If so remove it & mount it direct to the canopy
Some fans are made to be mounted right to the ceiling box


----------



## Evil Scotsman (Nov 4, 2009)

Scuba_Dave said:


> Is there an extension pole?
> If so remove it & mount it direct to the canopy
> Some fans are made to be mounted right to the ceiling box


 There is a long black pole that extends from the ceiling? Do I need to disconnect the ceiling fan altogether? Cut wires ??

Thanks


----------



## Evil Scotsman (Nov 4, 2009)

Dave was looking through your renovation post/pictures earlier this morning!
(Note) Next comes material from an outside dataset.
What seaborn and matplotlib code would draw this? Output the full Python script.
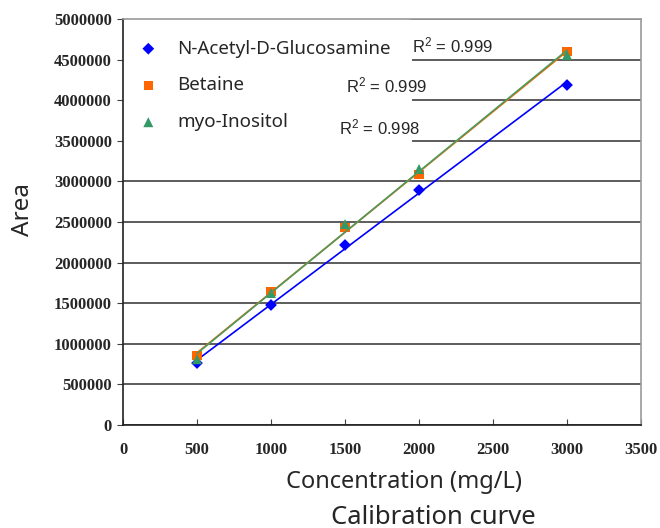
import numpy as np
import pandas as pd
import matplotlib
matplotlib.use("Agg")
import matplotlib.pyplot as plt
import seaborn as sns

conc = [500, 1000, 1500, 2000, 3000]
nag = [763000, 1478000, 2217000, 2894000, 4187000]
betaine = [850000, 1650000, 2438000, 3079000, 4594000]
inositol = [810000, 1626000, 2475000, 3153000, 4557000]
names = ["N-Acetyl-D-Glucosamine", "Betaine", "myo-Inositol"]
r2_labels = ["R$^{2}$ = 0.999", "R$^{2}$ = 0.999", "R$^{2}$ = 0.998"]
xticks = [0, 500, 1000, 1500, 2000, 2500, 3000, 3500]
yticks = list(range(0, 5000001, 500000))

sns.set_style("white")
plt.rcParams['font.family'] = ['Noto Sans', 'DejaVu Sans']
plt.rcParams['mathtext.fontset'] = 'custom'
plt.rcParams['mathtext.rm'] = 'Liberation Sans'
plt.rcParams['mathtext.it'] = 'Liberation Sans:italic'
plt.rcParams['mathtext.bf'] = 'Liberation Sans:bold'

fig = plt.figure(figsize=(6.6, 5.28), dpi=100)
ax = fig.add_axes([123/660, 1-425/528, (641-123)/660, (425-19)/528])

series = [nag, betaine, inositol]
mcolors = ["#0000FF", "#FF6600", "#339966"]
lcolors = ["#0000FF", "#FF6600", "#4C9A5C"]
markers = ["D", "s", "^"]
msizes = [36, 42, 52]

df = pd.DataFrame({"conc": conc * 3,
                   "area": nag + betaine + inositol,
                   "name": sum([[n] * len(conc) for n in names], [])})

for i, (name, vals) in enumerate(zip(names, series)):
    sub = df[df["name"] == name]
    sns.scatterplot(data=sub, x="conc", y="area", marker=markers[i], color=mcolors[i],
                    s=msizes[i], edgecolor="none", ax=ax, label=name, zorder=3)
    k, b = np.polyfit(conc, vals, 1)
    xs = np.array([conc[0], conc[-1]])
    sns.lineplot(x=xs, y=k * xs + b, color=lcolors[i], lw=1.2, ax=ax, zorder=4 if i == 2 else 2)

ax.set_xlim(0, 3500)
ax.set_ylim(0, 5000000)
ax.set_xticks(xticks)
ax.set_yticks(yticks)
ax.set_xticklabels([str(t) for t in xticks])
ax.set_yticklabels([str(t) for t in yticks])
for lab in ax.get_xticklabels() + ax.get_yticklabels():
    lab.set_fontfamily("Liberation Serif")
    lab.set_fontweight("bold")
    lab.set_fontsize(12)
ax.tick_params(axis="x", direction="in", length=4, width=0.8, color="#404040", pad=12, bottom=True)
ax.tick_params(axis="y", direction="out", length=4, width=0.8, color="#404040", pad=4, left=True)

ax.yaxis.grid(True, color="#303030", lw=1.1)
ax.xaxis.grid(False)
ax.set_axisbelow(True)
for s in ["left", "bottom"]:
    ax.spines[s].set_color("#202020")
    ax.spines[s].set_linewidth(1.2)
for s in ["top", "right"]:
    ax.spines[s].set_color("#9a9a9a")
    ax.spines[s].set_linewidth(1.2)

leg = ax.legend(loc="upper left", bbox_to_anchor=(0.0, 1.0), frameon=True, fontsize=13.5,
                handletextpad=1.3, labelspacing=1.0, borderpad=1.1, borderaxespad=0.0,
                handlelength=0.5, markerscale=1.0)
leg.get_frame().set_facecolor("white")
leg.get_frame().set_edgecolor("none")
leg.get_frame().set_alpha(1)
leg.set_zorder(1.5)

r2_pos = [(1950, 4680000), (1507, 4187000), (1459, 3670000)]
for (x, y), t in zip(r2_pos, r2_labels):
    ax.text(x, y, t, fontsize=12, family="Liberation Sans", ha="left", va="center", zorder=6)

ax.set_xlabel("Concentration (mg/L)", fontsize=17)
ax.xaxis.set_label_coords((404-123)/518, -(470-425)/406)
ax.set_ylabel("Area", fontsize=17.5)
ax.yaxis.set_label_coords((35-123)/518, (425-209)/406)
fig.text(433/660, 1-517/528, "Calibration curve", fontsize=18.5, ha="center", va="center")

fig.savefig("out.png", dpi=100)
All I can say is WOW! That is incredible!​


----------



## Scuba_Dave (Jan 16, 2009)

You would need to shut off power
Disconnect the ceiling shroud & lower
Now the KEY part
There should be a hole up in the part attached to the ceiling
Thread a (cut up) clothes hanger wire thru there & bring it down to where the fan is
Once you unbolt the fan you need to thread the wire thru & use it to hold the fan up
THEY ARE HEAVY
Some people may remove the blades to make it lighter - but a pain if its going back in the same place
Remove the down rod & thread the wire thru to hold the fan up
You may be able to thread the clothes hanger wire in before removing the down rod
Undo the electric wires (make notes ! of connections) & remove the down rod
Then reconnect the wires (leave them long in case you ever want to add a pole again)
You can also install a shorter pole instead of a long pole
Move the fan up & re-use the bolts (from rod) to attach the fan to the housing
NOTE: When I did this on one (adding the pole) I had to go buy a $4 part (hanger ball)
Hopefully you will not need any part since you are removing the pole
But possible
Re-install the shroud
Test

Thanks - the house is a joy & a burden - as are most houses :laughing:


----------



## Evil Scotsman (Nov 4, 2009)

Thank You VERY MUCH! Will tackle this after I finish priming and painted the rest of the room!

I know what you mean, A labor of love!

:laughing:


----------